Here's the diagram of evolution leading from crouching ape to a giant pint of Guinness. It was part of the Eighties' "Pure Genius" campaign conceived by copywriter Mark Wnek, a regular contributor on these pages. The idea was that Guinness itself was "mysterious, elemental, nourishing, rewarding and relaxing", and the Guinness drinker was "masculine, independent and in control". The posters were clever and elegantly designed, but the related TV work seemed confused. Some treatments showed the elemental side of things - earth, sun, fire, water and rippling corn - others were meant to show the Guinness drinker as seriously sharp but introduced an accidental "wally factor".


This is so Eighties it hurts.
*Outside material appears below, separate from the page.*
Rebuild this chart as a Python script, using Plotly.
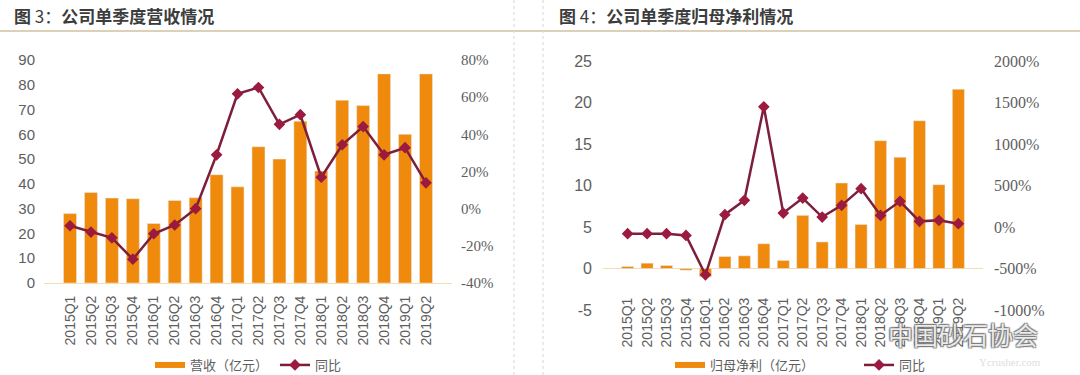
import plotly.graph_objects as go

W, H = 1080, 375

quarters = ["2015Q1", "2015Q2", "2015Q3", "2015Q4", "2016Q1", "2016Q2", "2016Q3", "2016Q4",
            "2017Q1", "2017Q2", "2017Q3", "2017Q4", "2018Q1", "2018Q2", "2018Q3", "2018Q4",
            "2019Q1", "2019Q2"]
revenue = [28.0, 36.5, 34.3, 34.0, 24.0, 33.3, 34.4, 43.7, 38.8, 55.0, 50.0, 65.3, 45.2, 73.8,
           71.6, 84.4, 60.0, 84.4]
revenue_yoy = [-9.2, -12.6, -15.7, -27.2, -13.5, -8.8, 0.0, 29.0, 61.8, 65.2, 45.4, 50.6, 16.9,
               34.4, 44.2, 29.0, 32.8, 13.9]
profit = [0.24, 0.64, 0.36, -0.2, -1.0, 1.45, 1.53, 2.98, 0.97, 6.4, 3.2, 10.3, 5.3, 15.4, 13.4,
          17.8, 10.1, 21.6]
profit_yoy = [-81, -80, -81, -101, -576, 149, 321, 1448, 168, 349, 120, 261, 462, 140, 309, 68,
              80, 40]

rev_ticks = [0, 10, 20, 30, 40, 50, 60, 70, 80, 90]
rev_yoy_ticks = [-40, -20, 0, 20, 40, 60, 80]
rev_yoy_text = ["-40%", "-20%", "0%", "20%", "40%", "60%", "80%"]
prof_ticks = [-5, 0, 5, 10, 15, 20, 25]
prof_text = ["-5", "0", "5", "10", "15", "20", "25"]
prof_yoy_ticks = [-1000, -500, 0, 500, 1000, 1500, 2000]
prof_yoy_text = ["-1000%", "-500%", "0%", "500%", "1000%", "1500%", "2000%"]

title_left = "<b>图</b> 3：<b>公司单季度营收情况</b>"
title_right = "<b>图</b> 4：<b>公司单季度归母净利情况</b>"
name_rev = "营收（亿元）"
name_prof = "归母净利（亿元）"
name_yoy = "同比"

ORANGE = "#F08A0C"
MAROON = "#7D1F3C"
MARK = "#9C1A40"
GRAY = "#5E5E5E"
SANS = "Liberation Sans, Noto Sans CJK SC, sans-serif"
SERIF = "Liberation Serif, serif"
CJK = "Noto Sans CJK SC, sans-serif"


def px_x(p):
    return p / W


def px_y(p):
    return 1 - p / H


fig = go.Figure()

# ---- left chart ----
fig.add_trace(go.Bar(x=quarters, y=revenue, marker_color=ORANGE, xaxis="x", yaxis="y",
                     showlegend=False))
fig.add_trace(go.Scatter(x=[None], y=[None], mode="lines", line=dict(color=ORANGE, width=6),
                         name=name_rev, legend="legend", xaxis="x", yaxis="y"))
fig.add_trace(go.Scatter(x=quarters, y=revenue_yoy, mode="lines+markers", name=name_yoy,
                         line=dict(color=MAROON, width=2.5),
                         marker=dict(symbol="diamond", size=9, color=MARK),
                         legend="legend", xaxis="x", yaxis="y2"))

# ---- right chart ----
fig.add_trace(go.Bar(x=quarters, y=profit, marker_color=ORANGE, xaxis="x3", yaxis="y3",
                     showlegend=False))
fig.add_trace(go.Scatter(x=[None], y=[None], mode="lines", line=dict(color=ORANGE, width=6),
                         name=name_prof, legend="legend2", xaxis="x3", yaxis="y3"))
fig.add_trace(go.Scatter(x=quarters, y=profit_yoy, mode="lines+markers", name=name_yoy,
                         line=dict(color=MAROON, width=2.5),
                         marker=dict(symbol="diamond", size=9, color=MARK),
                         legend="legend2", xaxis="x3", yaxis="y4"))

xcommon = dict(type="category", tickangle=-90, tickfont=dict(family=SANS, size=14, color=GRAY),
               showgrid=False, zeroline=False, ticks="outside", ticklen=6,
               tickcolor="rgba(0,0,0,0)", fixedrange=True, automargin=False)

fig.update_layout(
    width=W, height=H,
    margin=dict(l=0, r=0, t=0, b=0, autoexpand=False),
    paper_bgcolor="white", plot_bgcolor="rgba(0,0,0,0)",
    bargap=0.38,
    xaxis=dict(domain=[px_x(44), px_x(452)], anchor="y", showline=True, linecolor="#F4DDB2",
               linewidth=1, **xcommon),
    yaxis=dict(domain=[px_y(283), px_y(60)], range=[0, 90], tickvals=rev_ticks,
               showgrid=False, zeroline=False, ticks="", ticklabelstandoff=8, automargin=False,
               tickfont=dict(family=SANS, size=15, color=GRAY)),
    yaxis2=dict(overlaying="y", side="right", anchor="x", range=[-40, 80],
                tickvals=rev_yoy_ticks, ticktext=rev_yoy_text, showgrid=False, zeroline=False,
                ticks="", ticklabelstandoff=8, automargin=False,
                tickfont=dict(family=SERIF, size=15, color=GRAY)),
    xaxis3=dict(domain=[px_x(603), px_x(983)], anchor="free", position=px_y(285),
                showline=False, **xcommon),
    yaxis3=dict(domain=[px_y(310), px_y(61)], anchor="x3", range=[-5, 25], tickvals=prof_ticks,
                ticktext=prof_text, showgrid=False, zeroline=True, zerolinecolor="#F4DDB2",
                zerolinewidth=1, ticks="", ticklabelstandoff=10, automargin=False,
                tickfont=dict(family=SANS, size=16, color=GRAY)),
    yaxis4=dict(overlaying="y3", side="right", anchor="x3", range=[-1000, 2000],
                tickvals=prof_yoy_ticks, ticktext=prof_yoy_text, showgrid=False,
                zeroline=False, ticks="", ticklabelstandoff=10, automargin=False,
                tickfont=dict(family=SERIF, size=16, color=GRAY)),
    legend=dict(orientation="h", x=px_x(150), y=px_y(365), xanchor="left", yanchor="middle",
                xref="container", yref="container", entrywidth=80, entrywidthmode="pixels",
                font=dict(family=CJK, size=13, color=GRAY), bgcolor="rgba(0,0,0,0)",
                itemwidth=30, traceorder="normal"),
    legend2=dict(orientation="h", x=px_x(670), y=px_y(365), xanchor="left", yanchor="middle",
                 xref="container", yref="container", entrywidth=144, entrywidthmode="pixels",
                 font=dict(family=CJK, size=13, color=GRAY), bgcolor="rgba(0,0,0,0)",
                 itemwidth=30, traceorder="normal"),
    showlegend=True,
)

shapes = [
    dict(type="line", xref="paper", yref="paper", x0=0, x1=1, y0=px_y(31), y1=px_y(31),
         line=dict(color="#D2C1A2", width=1.5)),
    dict(type="line", xref="paper", yref="paper", x0=px_x(514), x1=px_x(514), y0=0, y1=1,
         line=dict(color="#D6D6D6", width=1, dash="dot")),
    dict(type="line", xref="paper", yref="paper", x0=px_x(543), x1=px_x(543), y0=0, y1=1,
         line=dict(color="#D6D6D6", width=1, dash="dot")),
]
fig.update_layout(shapes=shapes)

annotations = [
    dict(text=title_left, x=px_x(12), y=px_y(16), xref="paper", yref="paper", xanchor="left",
         yanchor="middle", showarrow=False, font=dict(family=CJK, size=17, color="#3C3C3C")),
    dict(text=title_right, x=px_x(557), y=px_y(16), xref="paper", yref="paper",
         xanchor="left", yanchor="middle", showarrow=False,
         font=dict(family=CJK, size=17, color="#3C3C3C")),
    dict(text="Ycrusher.com", x=px_x(1010), y=px_y(362), xref="paper", yref="paper",
         xanchor="center", yanchor="middle", showarrow=False,
         font=dict(family=SERIF, size=11, color="rgba(190,190,190,0.55)")),
    dict(text="中国砂石协会", x=px_x(963), y=px_y(334), xref="paper", yref="paper",
         xanchor="center", yanchor="middle", showarrow=False,
         font=dict(family=CJK, size=25, color="rgba(255,255,255,0.85)",
                   shadow="1px 1px 1px #777, -1px -1px 1px #777, 1px -1px 1px #777, -1px 1px 1px #777")),
]
fig.update_layout(annotations=annotations)

fig.write_html("out.html", config={"displayModeBar": False},
               post_script="document.body.style.margin='0';document.body.style.padding='0';")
A heavy dose of surrealism and a lot of break-for-the-border individualism. And of course Rutger Hauer. Guinness come to life symbolically, with his broad shoulders, black clothes and long reddy-blonde hair. A bit familiar, a bit foreign and faintly sinister in a sexy way. Hauer was the still centre of a series of surreal situations with dolphins, rooftops, and Prisoner-style houses. Famous directors - including Ridley Scott - worked on versions of the campaign until 1994. As it developed, sets became more extravagant. But Hauer's original pieces to camera (written by Mark Wnek) such as "it's not easy being a dolphin" are early classics of mass cool.


In the later Nineties, Guinness advertising went a bit ironic. It developed attitude. The new campaign, "Black and White", was all about not believing what you saw. It took famous quotations like Pete Townsend's "hope I die before I get old" from "My Generation" and set them in high-contrast black-and-white posters. This commercial, "Bicycle", was directed by Tony Kaye, the Nineties' most controversial commercials director. It is built around the feminist graffiti "a woman needs a man like a fish needs a bicycle". It's the predictable women at work doing men's jobs - mining, drilling roads and driving lorries - and the wonderful image of the fish on the bicycle.


This Guinness ad won all the industry prizes (and from the public too; voted No 1 in Channel 4's 100 Greatest TV Ads). It combines an art history fantasy, the magnificent rearing white dream horse in the water you see in Delacroix or Walter Crane, with the Big Sur surfer ideal of waiting for the wave. And it took a lot of money and new technology to do it. The voiceover is a New Age mish-mash of Moby Dick and James Joyce - "he sits and waits... that what he does... tick... tock". Like the other post-1997 Guinness commercials, it's all about deferred gratification - the 120 seconds it takes to pour a Guinness and let it settle. Good things come to those who wait.


More deferred gratification. More crowd scenes. Betting on racing snails is a whimsical-sounding idea rendered big by superb production values and a dose of magic realism. They shot this commercial in Cuba, so it's got wonderful locations and extras. It's a race through the streets - a long-wait version of the Palio - with the shelled blobs initially stuck at the starting gate. But when they're off, they start to accelerate wildly - new computer cloning sees to that - and their supporters follow them through the streets and over the bridges. Those poor, foreign folk certainly know how to enjoy themselves. It has all the testosterone-soaked markers of recent Guinness advertising.


It's another competitive thing for men to do - lie around and have better dreams than each other, fuelled by Guinness. The Dream Club's a mystical, macho beatnik-revival kind of place, whose members have to dream the answers to awfully big questions. The champion dreamer sets out for the ultimate dream, with a slightly jazzy soundtrack. It could be wildly annoying, but the dream's beautifully done. It's all in an atmospheric dream city - Budapest - with rushing crowds, a dead-end street with a high, blank wall, a scrambling human pyramid, dancing dogs, horses rolling on their backs and astonishingly realistic computer-animated squirrels, who drink Guinness, of course.